Google Drive Update Makes It Easier To Organize Your Files

15 January 2016, 7:17 pm EST By Quinten Plummer Tech Times
Google wants to help consumers make sense out of Drive's clutter. The latest update for the cloud storage service brings three new tools to make cleaning up Drive easier.  ( Google )

For those who've had Google Drive accounts long enough, there's a good chance there's enough clutter in their cloud storage account to warrant inclusion on a traditional chore list. But aware of the potential for clutter, Google has rolled out an update to Drive that'll make it easier for users to manage their files.

This one is a trifecta of improvements, the first of which concerns Drive's search function. Now when users search for files, whatever pops up in the search results can be dragged and dropped into a folder listed in the sidebar. That's regardless of where the searched file was originally stored.

The improvement to the search function makes it easier to regain control over a chaotic Drive account. Whenever a user has to search for a file, he or she can drop it into a more appropriate folder so that it won't be hard to find next time.

Similar to the search engine's improvements, Google has updated the preview function to make it similarly easy to put a file in its place. A new icon has been added to file previews, enabling users to drop previewed files into any of the Drive's folders. The folders would appear in a drop-down menu beneath the new button.

And rounding up the list of improvements to Drive, Google has added a Move and Add to Drive button. So when users stumble upon a file that's out of place, they can easily refile it. Also, when they run into a file that was shared with them, but not saved to their Drives, they can use the Add to Drive button to find a place for off-Drive content.

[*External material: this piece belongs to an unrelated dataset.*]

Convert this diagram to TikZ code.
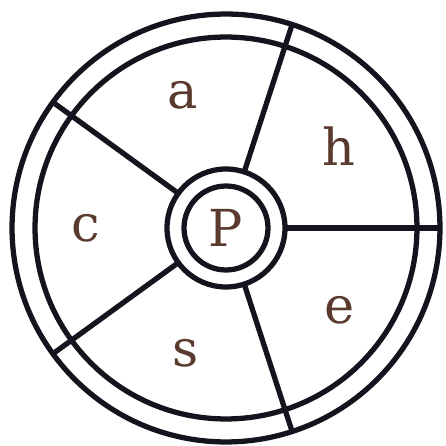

The latest updates to Drive follows news announced at the end of last year that revealed that Google is offering $1 million to fund more independent security research into the safety and integrity of Drive.

"Separately, we'll continue to offer up to $20,000 to anyone who finds and reports a qualifying issue," Google said last month. "The end result of these ongoing efforts is a product that – unlike your garden-variety hard drive – actually gets better over time."